Mark Thompson agrees: "There are actually a growing number of artist squats in the French capital, but most are feeling the impact of the local government in one way or another. They either receive funding and therefore lose some of their appeal or they get closed down. The city council will tell you that over 17,000 square metres has been given to artists around the city since 2001, but they're forced to fullfill the city council's quota."

What about 59 rue de Rivoli, which has a vibrant facade - and located where it is between Hotel de Ville and The Louvre, is right in the catchment area for tourists?

"Squat 59 Rivoli is the perfect example, as it was actually bought by the city twelve years ago to stop the artists squatting there from being evicted, but last year when their contract came up for renewal, the city threatened their independence by increasing the rent and reducing the number of permanent artists who could showcase their work in the space."

Things may not be all they seem, but then as Jonathan Meades puts it in his documentary In Search Of Bohemia, "perhaps all places are ideas to people who don't live in them." Paris represents an idea rather than a reality more than most, though, a city that the world sees through Hollywood's filter based on a time period nearly a century ago - and a place that has its own syndrome named after it. Paris Syndrome is a transient psychological disorder suffered mainly by Japanese tourists which apparently manifests from the divergence of the person's idealised impression of Paris and the disappointment of the reality.
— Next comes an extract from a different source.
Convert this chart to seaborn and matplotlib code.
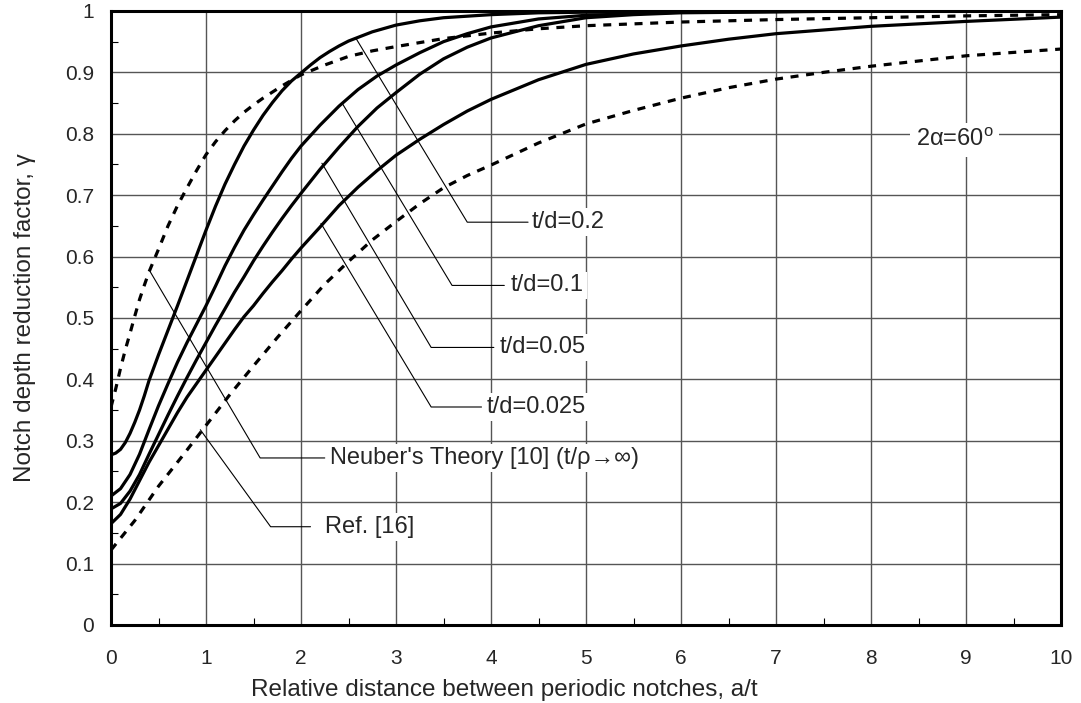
import matplotlib
matplotlib.use('Agg')
import matplotlib.pyplot as plt
from matplotlib.ticker import MultipleLocator, FuncFormatter
import seaborn as sns

# Valores (a/t -> gamma)
x_td02 = [0, 0.05, 0.1, 0.15, 0.2, 0.25, 0.3, 0.35, 0.4, 0.5, 0.6, 0.7, 0.8, 0.9, 1.0, 1.1, 1.2, 1.3, 1.4, 1.5, 1.6, 1.7, 1.8, 1.9, 2.0,
          2.1, 2.2, 2.3, 2.4, 2.5, 2.75, 3.0, 3.25, 3.5, 4.0, 4.5, 5.0, 6.0, 8.0, 10.0]
y_td02 = [0.277, 0.280, 0.286, 0.297, 0.312, 0.330, 0.350, 0.373, 0.398, 0.440, 0.480, 0.520, 0.561, 0.602, 0.643, 0.682, 0.718, 0.750,
          0.780, 0.806, 0.830, 0.851, 0.870, 0.886, 0.899, 0.912, 0.924, 0.934, 0.943, 0.951, 0.966, 0.977, 0.984, 0.989, 0.994, 0.997,
          0.998, 0.999, 1.0, 1.0]

x_td01 = [0, 0.1, 0.2, 0.3, 0.4, 0.5, 0.6, 0.7, 0.8, 0.9, 1.0, 1.1, 1.2, 1.3, 1.4, 1.5, 1.6, 1.7, 1.8, 1.9, 2.0, 2.2, 2.4, 2.6, 2.8,
          3.0, 3.25, 3.5, 3.75, 4.0, 4.5, 5.0, 6.0, 8.0, 10.0]
y_td01 = [0.210, 0.222, 0.245, 0.278, 0.318, 0.357, 0.393, 0.428, 0.460, 0.490, 0.520, 0.552, 0.585, 0.615, 0.643, 0.668, 0.692, 0.715,
          0.738, 0.760, 0.780, 0.814, 0.845, 0.872, 0.894, 0.912, 0.932, 0.950, 0.963, 0.974, 0.987, 0.993, 0.998, 1.0, 1.0]

x_td005 = [0, 0.1, 0.2, 0.3, 0.4, 0.5, 0.6, 0.7, 0.8, 0.9, 1.0, 1.1, 1.2, 1.3, 1.4, 1.5, 1.6, 1.7, 1.8, 1.9, 2.0, 2.2, 2.4, 2.6, 2.8,
           3.0, 3.25, 3.5, 3.75, 4.0, 4.5, 5.0, 5.5, 6.0, 8.0, 10.0]
y_td005 = [0.189, 0.198, 0.218, 0.245, 0.278, 0.310, 0.342, 0.373, 0.403, 0.432, 0.460, 0.488, 0.515, 0.542, 0.567, 0.593, 0.617, 0.640,
           0.662, 0.683, 0.703, 0.742, 0.778, 0.812, 0.842, 0.867, 0.897, 0.922, 0.941, 0.956, 0.976, 0.989, 0.994, 0.997, 1.0, 1.0]

x_td0025 = [0, 0.1, 0.2, 0.3, 0.4, 0.5, 0.6, 0.7, 0.8, 0.9, 1.0, 1.1, 1.2, 1.3, 1.4, 1.5, 1.6, 1.7, 1.8, 1.9, 2.0, 2.2, 2.4, 2.6, 2.8,
            3.0, 3.25, 3.5, 3.75, 4.0, 4.5, 5.0, 5.5, 6.0, 6.5, 7.0, 8.0, 9.0, 10.0]
y_td0025 = [0.165, 0.180, 0.205, 0.235, 0.265, 0.292, 0.319, 0.346, 0.371, 0.393, 0.415, 0.437, 0.459, 0.481, 0.502, 0.520, 0.540, 0.559,
            0.577, 0.596, 0.614, 0.648, 0.683, 0.713, 0.740, 0.765, 0.791, 0.815, 0.837, 0.856, 0.888, 0.913, 0.930, 0.943, 0.954, 0.963,
            0.975, 0.983, 0.990]

x_neuber = [0, 0.05, 0.1, 0.15, 0.2, 0.25, 0.3, 0.35, 0.4, 0.5, 0.6, 0.7, 0.8, 0.9, 1.0, 1.1, 1.2, 1.3, 1.4, 1.5, 1.6, 1.8, 2.0,
            2.25, 2.5, 2.75, 3.0, 3.5, 4.0, 4.5, 5.0, 6.0, 7.0, 8.0, 9.0, 10.0]
y_neuber = [0.355, 0.385, 0.418, 0.448, 0.475, 0.503, 0.530, 0.553, 0.575, 0.612, 0.650, 0.683, 0.712, 0.740, 0.766, 0.787, 0.805, 0.821,
            0.835, 0.847, 0.858, 0.878, 0.896, 0.912, 0.926, 0.935, 0.942, 0.955, 0.964, 0.971, 0.976, 0.982, 0.986, 0.989, 0.992, 0.994]

x_ref16 = [0, 0.25, 0.5, 0.75, 1.0, 1.25, 1.5, 1.75, 2.0, 2.25, 2.5, 2.75, 3.0, 3.25, 3.5, 3.75, 4.0, 4.5, 5.0, 5.5, 6.0, 6.5, 7.0,
           7.5, 8.0, 9.0, 10.0]
y_ref16 = [0.122, 0.170, 0.226, 0.275, 0.325, 0.375, 0.422, 0.468, 0.512, 0.555, 0.592, 0.627, 0.657, 0.686, 0.712, 0.732, 0.749, 0.785,
           0.816, 0.838, 0.858, 0.875, 0.889, 0.900, 0.910, 0.927, 0.938]

# Rótulos e linhas de chamada
labels = ['t/d=0.2', 't/d=0.1', 't/d=0.05', 't/d=0.025', "Neuber's Theory [10] (t/ρ→∞)", 'Ref. [16]']
leader_x = [[2.58, 3.75, 4.39], [2.44, 3.59, 4.14], [2.22, 3.37, 4.03], [2.21, 3.37, 3.90], [0.41, 1.57, 2.25], [0.94, 1.68, 2.10]]
leader_y = [[0.955, 0.656, 0.656], [0.848, 0.553, 0.553], [0.752, 0.452, 0.452], [0.654, 0.355, 0.355], [0.576, 0.272, 0.272], [0.318, 0.160, 0.160]]
text_x = [4.43, 4.21, 4.09, 3.95, 2.31, 2.25]

sns.set_style('white')
plt.rcParams['font.family'] = ['Liberation Sans', 'DejaVu Sans']
plt.rcParams['mathtext.fontset'] = 'custom'
plt.rcParams['mathtext.rm'] = 'Liberation Sans'

fig, ax = plt.subplots(figsize=(10.81, 7.03), dpi=100)
fig.subplots_adjust(left=0.1027, right=0.9815, top=0.9844, bottom=0.111)

for xs, ys in [(x_td02, y_td02), (x_td01, y_td01), (x_td005, y_td005), (x_td0025, y_td0025)]:
    sns.lineplot(x=xs, y=ys, ax=ax, color='black', lw=2.3, zorder=3)
for xs, ys in [(x_neuber, y_neuber), (x_ref16, y_ref16)]:
    sns.lineplot(x=xs, y=ys, ax=ax, color='black', lw=2.3, linestyle=(0, (2.5, 2.4)), zorder=3)

for lx, ly, tx, txt in zip(leader_x, leader_y, text_x, labels):
    ax.plot(lx, ly, color='black', lw=0.8, zorder=4)
    ax.text(tx, ly[-1], txt, fontsize=17, va='center', ha='left', zorder=5,
            bbox=dict(facecolor='white', edgecolor='none', pad=2))

ax.text(8.47, 0.79, '2α=60$^\\mathrm{o}$', fontsize=17, va='center', ha='left', zorder=5,
        bbox=dict(facecolor='white', edgecolor='none', pad=4))

ax.set_xlim(0, 10)
ax.set_ylim(0, 1)
ax.xaxis.set_major_locator(MultipleLocator(1))
ax.xaxis.set_minor_locator(MultipleLocator(0.5))
ax.yaxis.set_major_locator(MultipleLocator(0.1))
ax.yaxis.set_minor_locator(MultipleLocator(0.05))
ax.yaxis.set_major_formatter(FuncFormatter(lambda v, p: f'{v:g}'))
ax.grid(True, which='major', color='#555555', lw=1.0, zorder=1)
ax.set_axisbelow(True)
ax.tick_params(which='major', direction='in', length=0, labelsize=15)
ax.tick_params(axis='x', which='major', pad=17)
ax.tick_params(axis='y', which='major', pad=12)
ax.tick_params(which='minor', direction='in', length=5, width=0.8, color='black')
ax.tick_params(axis='x', which='minor', bottom=True)
ax.tick_params(axis='y', which='minor', left=True)
for s in ax.spines.values():
    s.set_linewidth(2.2)
    s.set_color('black')

ax.set_xlabel('Relative distance between periodic notches, a/t', fontsize=17.5, va='top')
ax.set_ylabel('Notch depth reduction factor, γ', fontsize=17.5)
ax.xaxis.set_label_coords(0.414, -0.088)
ax.yaxis.set_label_coords(-0.079, 0.5)

plt.savefig('out.png', dpi=100)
The worldview of Paris disseminated from Hollywood and often shot in studios in California or New York rather than on location (see Sex And The City or, say, The Last Time I Saw Paris starring Elizabeth Taylor), is mostly a fallacy, a bit like The Special Relationship we were talking about earlier.

"To be fair, films made in Paris by French studios are alway using the city's postcard representation too," says Martin Lord. "Most of the movies from Paris are not real life. There is always a beautiful apartment, they always go out on the Champs-Élysées or in St-Germain, they never work and everybody is an artist, actor or whatever. There are a lot of difficulties here, lots of people, a massive disparity between rich and poor, that is life. You'd think Paris was just St-Germain des Près and nothing around it, but it's multifaceted and complex."

"Obviously the Paris portrayed in the media and in Hollywood is not the real Paris," admits Thompson, a British expat. "It's less Amelie and more La Haine, but that doesn't make it any less beautiful, you just need to have the right expectations."

"Maybe Hollywood likes to play up the glamorous side of Paris," says Axelle Remeaud, "and actually we live in a city quite different from Les Années folles. Things move on, but unfortunately not stereotypes."